Moorhead talks fatherhood at Overstreet

MSU Head Football Coach Joe Moorhead speaks at the Fathers Matter Breakfast held at Overstreet Elementary School Wednesday morning. Moorhead discussed his own upbringing and lessons he has learned as a father to his three children. (Photo by Charlie Benton, SDN)
Staff Writer

Fatherhood and football were discussed Wednesday morning at Overstreet Elementary, when Mississippi State University head football coach Joe Moorhead spoke at the school's Fathers Matter Breakfast.

The breakfast was attended by more than 90, primarily fathers of Overstreet students and their children. Moorhead’s youngest son, Donovan, is a student at Overstreet.

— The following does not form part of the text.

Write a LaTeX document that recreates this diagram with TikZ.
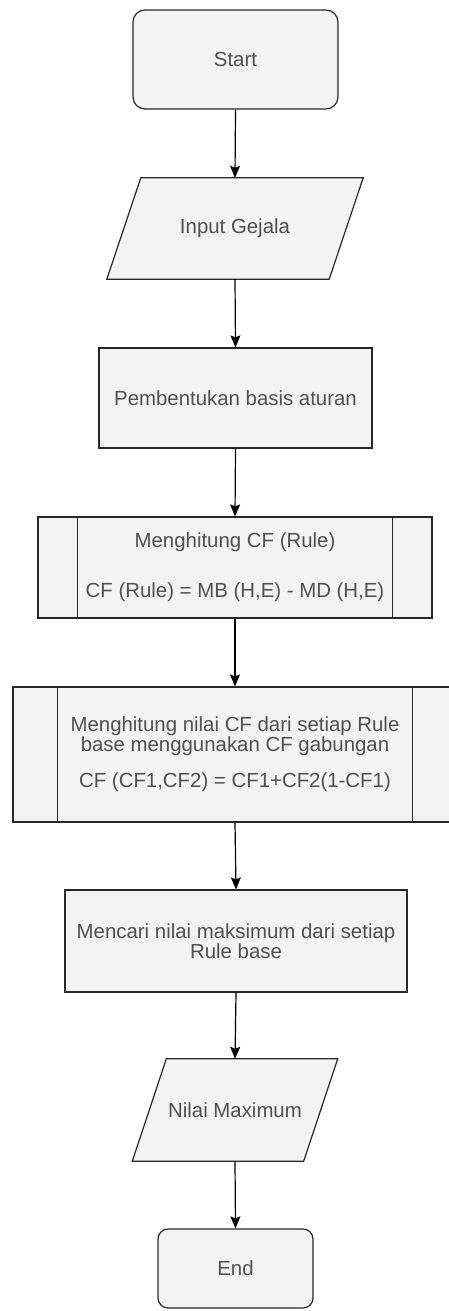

Moorhead, a father of three, discussed the need for fathers to step up and be involved in their children’s education. He also tied in the three areas he expects his football players to excel in: academics, athletics, and social skills.

He described his working-class upbringing in Pittsburgh.

“My dad was the guy that swept the floors,” Moorhead said. “He worked at a steel mill for 35 years. He was a bartender. He was a janitor. He worked three jobs to put three kids through college.”

He further discussed his own experience as a father, saying he didn’t have all the answers. He also said he dealt with the same struggles many fathers do.

“As fathers what are we?,” Moorhead said. “We’re torn in a million different directions. It’s hard. It’s hard work. I have a very supportive wife. I put in a lot of hours at the office. It’s not the moments. It’s making the moments count.”

He also discussed the importance of making sure to schedule family time, and said even with his father working three jobs to support his family, he would always make time to attend his children’s sporting events, even if he had to leave early to return to work.

“He’d always be around to show a little support,” Moorhead said. “I think that’s something that’s critically important. We can be very impactful in our kids’ lives. Not every kid is going to be Tom Brady. Not every kid is going to be Michael Jordan. Not every kid is going to be Derek Jeter, or play in the symphony. It’s about challenging your kids to the best of their ability.”

Overstreet Principal Timothy Bourne also spoke to the importance of fatherhood. He emphasized the importance of fathers involvement in their children's education.

"To be honest with ourselves, usually it's the moms or wives that are actively involved in the education of our children," Bourne said. "Not saying that you are not involved, however it's usually the ladies that we see here. I'll press upon you that one of the things I'm encouraging you to do is to be more proactively involved in your child's education if you have not done so."